*Entries shown*.

= = =

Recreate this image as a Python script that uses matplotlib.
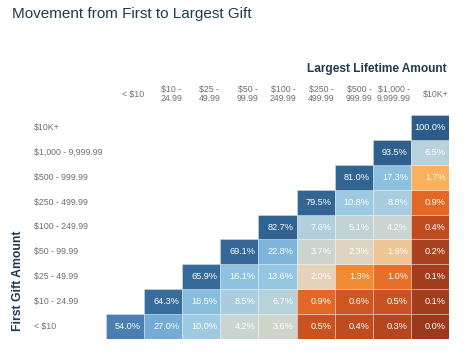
import numpy as np
import matplotlib
matplotlib.use("Agg")
import matplotlib.pyplot as plt
from matplotlib.colors import LinearSegmentedColormap, FuncNorm
from matplotlib.patches import Rectangle
from matplotlib import font_manager

plt.rcParams['font.family'] = ['Liberation Sans', 'DejaVu Sans']
names = {f.name for f in font_manager.fontManager.ttflist}
narrow = 'Liberation Sans Narrow' if 'Liberation Sans Narrow' in names else None

# ---- data ----
col_labels = ["< $10", "$10 -\n24.99", "$25 -\n49.99", "$50 -\n99.99", "$100 -\n249.99",
              "$250 -\n499.99", "$500 -\n999.99", "$1,000 -\n9,999.99", "$10K+"]
row_labels = ["< $10", "$10 - 24.99", "$25 - 49.99", "$50 - 99.99", "$100 - 249.99",
              "$250 - 499.99", "$500 - 999.99", "$1,000 - 9,999.99", "$10K+"]
# rows: first gift (bottom to top); columns: largest lifetime amount
row_lt10 = [54.0, 27.0, 10.0, 4.2, 3.6, 0.5, 0.4, 0.3, 0.0]
row_10 = [None, 64.3, 18.5, 8.5, 6.7, 0.9, 0.6, 0.5, 0.1]
row_25 = [None, None, 65.9, 16.1, 13.6, 2.0, 1.3, 1.0, 0.1]
row_50 = [None, None, None, 69.1, 22.8, 3.7, 2.3, 1.9, 0.2]
row_100 = [None, None, None, None, 82.7, 7.6, 5.1, 4.2, 0.4]
row_250 = [None, None, None, None, None, 79.5, 10.8, 8.8, 0.9]
row_500 = [None, None, None, None, None, None, 81.0, 17.3, 1.7]
row_1000 = [None, None, None, None, None, None, None, 93.5, 6.5]
row_10k = [None, None, None, None, None, None, None, None, 100.0]
rows = [row_lt10, row_10, row_25, row_50, row_100, row_250, row_500, row_1000, row_10k]

# ---- colour scale (orange-blue diverging) ----
anchor_vals = [0.0, 0.15, 0.45, 0.9, 1.3, 1.75, 2.0, 2.5, 4.0, 6.5, 10.0, 17.0, 27.0, 54.0, 66.0, 100.0]
anchor_cols = ["#9c391d", "#a6401f", "#c44f1f", "#e36825", "#f08a33", "#fbb562", "#e6d2b8",
               "#d8d5c8", "#cbd4cf", "#b9d1db", "#9fcbe2", "#8cc1e0", "#75acd6", "#4a7fb0",
               "#366a9b", "#2c5d8a"]
pos = np.linspace(0, 1, len(anchor_vals))
cmap = LinearSegmentedColormap.from_list("ob", list(zip(pos, anchor_cols)))
norm = FuncNorm((lambda v: np.interp(v, anchor_vals, pos),
                 lambda p: np.interp(p, pos, anchor_vals)), vmin=0, vmax=100)

W, H = 468, 353
fig = plt.figure(figsize=(W / 100, H / 100), dpi=100)
x0, x1, y0, y1 = 106, 449, 115, 339
ax = fig.add_axes([x0 / W, 1 - y1 / H, (x1 - x0) / W, (y1 - y0) / H])
ax.set_xlim(0, 9)
ax.set_ylim(0, 9)
ax.axis("off")

cw = 9 / (x1 - x0)  # data units per pixel (x)
for i, r in enumerate(rows):
    for j, v in enumerate(r):
        if v is None:
            continue
        ax.add_patch(Rectangle((j, i), 1, 1, facecolor=cmap(norm(v)),
                               edgecolor=(1, 1, 1, 0.35), linewidth=0.6))
        ax.text(j + 1 - 3 * cw, i + 0.5, f"{v:.1f}%", color="white", fontsize=6.6,
                ha="right", va="center")

# column labels
for j, lab in enumerate(col_labels):
    fig.text((x0 + (x1 - x0) / 9 * (j + 1)) / W, 1 - 94 / H, lab, ha="right", va="center",
             multialignment="center", fontsize=6.3, color="#6e6e6e", linespacing=1.05)

# row labels
for i, lab in enumerate(row_labels):
    yc = y1 - (y1 - y0) / 9 * (i + 0.5)
    fig.text(34 / W, 1 - yc / H, lab, ha="left", va="center", fontsize=6.3, color="#6e6e6e")

if narrow:
    fig.text(12 / W, 1 - 14 / H, "Movement from First to Largest Gift", fontsize=13,
             color="#1d3b50", ha="left", va="center", family=[narrow, 'DejaVu Sans'])
else:
    fig.text(12 / W, 1 - 14 / H, "Movement from First to Largest Gift", fontsize=11,
             color="#1d3b50", ha="left", va="center")
fig.text(447 / W, 1 - 69 / H, "Largest Lifetime Amount", fontsize=8.6, fontweight="bold",
         color="#1d3b50", ha="right", va="center")
fig.text(18 / W, 1 - 281 / H, "First Gift Amount", fontsize=8.8, fontweight="bold",
         color="#1d3b50", ha="center", va="center", rotation=90)

fig.savefig("out.png", dpi=100)
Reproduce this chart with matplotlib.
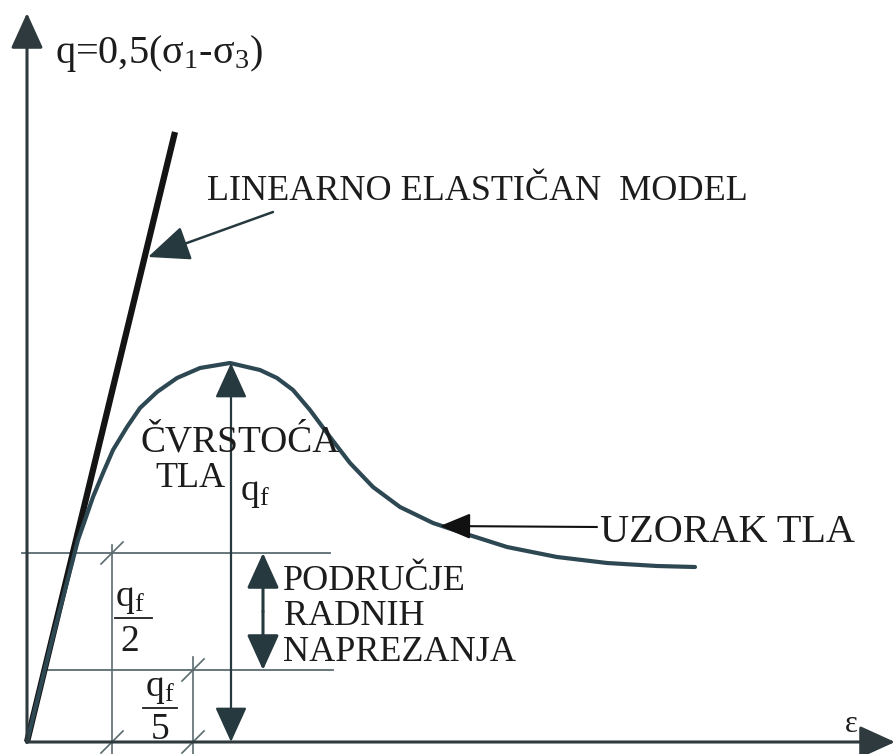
import matplotlib
matplotlib.use("Agg")
import matplotlib.pyplot as plt

plt.rcParams["font.family"] = ["Liberation Serif", "DejaVu Serif"]
plt.rcParams["mathtext.fontset"] = "custom"
plt.rcParams["mathtext.rm"] = "Liberation Serif"
plt.rcParams["mathtext.it"] = "Liberation Serif"

# soil sample curve (strain, q)
soil_eps = [0, 25, 51, 58, 66, 76, 86, 100, 113, 130, 150, 173, 203, 233, 250,
            266, 283, 303, 323, 346, 373, 406, 436, 480, 530, 580, 630, 668]
soil_q = [0, 102, 202, 222, 245, 269, 292, 315, 334, 350, 364, 374, 379, 372,
          364, 352, 332, 305, 279, 255, 235, 219, 209, 195, 185, 179, 176, 175]

# linear elastic model
lin_eps = [0, 148]
lin_q = [0, 610]

q_peak_eps = 204
q_peak = 379
half_level = 189
fifth_level = 72

half_dim_eps = 85
fifth_dim_eps = 166
work_arrow_eps = 236

dark = "#26393e"
curve_col = "#2d4852"
thin_col = "#5b6b70"
txt = "#1c1c1c"

fig = plt.figure(figsize=(8.96, 7.54), dpi=100)
ax = fig.add_axes([0, 0, 1, 1])
ax.set_xlim(-27, 869)
ax.set_ylim(-12, 742)
ax.axis("off")


def arrow(x0, y0, x1, y1, lw=1.5, hl=2.2, hw=1.0, color=dark):
    ax.annotate("", xy=(x1, y1), xytext=(x0, y0),
                arrowprops=dict(arrowstyle=f"-|>,head_length={hl},head_width={hw}",
                                mutation_scale=10, lw=lw, color=color,
                                shrinkA=0, shrinkB=0))


# axes
arrow(0, 0, 0, 729, lw=2.2, color="#2e3a3d")
arrow(0, 0, 868, 0, lw=2.2, color="#2e3a3d")

# level lines
ax.plot([-5, 303], [half_level, half_level], color=thin_col, lw=1.3)
ax.plot([16, 306], [fifth_level, fifth_level], color=thin_col, lw=1.3)

# dimension lines with slashes
ax.plot([half_dim_eps, half_dim_eps], [-12, half_level + 8], color=thin_col, lw=1.2)
ax.plot([fifth_dim_eps, fifth_dim_eps], [-12, fifth_level + 13], color=thin_col, lw=1.2)
for ex, ey in [(half_dim_eps, half_level), (half_dim_eps, 0),
               (fifth_dim_eps, fifth_level), (fifth_dim_eps, 0)]:
    ax.plot([ex - 11, ex + 11], [ey - 11, ey + 11], color=thin_col, lw=1.2)

# curves
ax.plot(lin_eps, lin_q, color="#141414", lw=4.5, solid_capstyle="butt")
ax.plot(soil_eps, soil_q, color=curve_col, lw=3, solid_joinstyle="round",
        solid_capstyle="round")

# q_f double arrow
arrow(q_peak_eps, 190, q_peak_eps, q_peak, lw=1.6)
arrow(q_peak_eps, 190, q_peak_eps, 0, lw=1.6)
# working stress double arrow
mid = (half_level + fifth_level) / 2
arrow(work_arrow_eps, mid, work_arrow_eps, half_level, lw=2.2)
arrow(work_arrow_eps, mid, work_arrow_eps, fifth_level, lw=2.2)

# pointer arrows
arrow(246, 530, 121, 485, lw=1.8, hl=2.6, hw=1.1)
arrow(570, 215, 413, 216, lw=1.5, hl=1.9, hw=0.8, color="#111111")

fs = 27
ax.text(28, 679, r"q=0,5($\mathrm{\sigma_1}$-$\mathrm{\sigma_3}$)", fontsize=29,
        va="baseline", ha="left", color=txt)
ax.text(180, 542, "LINEARNO ELASTIČAN  MODEL", fontsize=26, va="baseline",
        ha="left", color=txt)
ax.text(113, 290, "ČVRSTOĆA", fontsize=27, va="baseline", ha="left", color=txt)
ax.text(128, 255, "TLA", fontsize=26, va="baseline", ha="left", color=txt)
ax.text(213, 242, r"$\mathrm{q_f}$", fontsize=fs, va="baseline", ha="left",
        color=txt)
ax.text(573, 200, "UZORAK TLA", fontsize=29, va="baseline", ha="left", color=txt)
ax.text(256, 152, "PODRUČJE", fontsize=fs - 1, va="baseline", ha="left", color=txt)
ax.text(257, 117, "RADNIH", fontsize=fs - 1, va="baseline", ha="left", color=txt)
ax.text(256, 81, "NAPREZANJA", fontsize=fs - 1, va="baseline", ha="left", color=txt)
ax.text(818, 10, "ε", fontsize=22, va="baseline", ha="left", color=txt)

# fractions
ax.text(103, 126, r"$\mathrm{q_f}$", fontsize=fs, va="bottom", ha="center",
        color=txt)
ax.plot([88, 125], [124, 124], color=txt, lw=1.3)
ax.text(103, 91, "2", fontsize=fs, va="baseline", ha="center", color=txt)
ax.text(133, 36, r"$\mathrm{q_f}$", fontsize=fs, va="bottom", ha="center",
        color=txt)
ax.plot([116, 150], [34, 34], color=txt, lw=1.3)
ax.text(133, 3, "5", fontsize=fs, va="baseline", ha="center", color=txt)

fig.savefig("out.png", dpi=100, facecolor="white")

= = =

*Instructions for the task*. In the entries above, find the line that contains "from matplotlib import font_manager", then repeat exactly every line from the first one through that line, with no pictures.

*Correct result*.
Recreate this image as a Python script that uses matplotlib.
import numpy as np
import matplotlib
matplotlib.use("Agg")
import matplotlib.pyplot as plt
from matplotlib.colors import LinearSegmentedColormap, FuncNorm
from matplotlib.patches import Rectangle
from matplotlib import font_manager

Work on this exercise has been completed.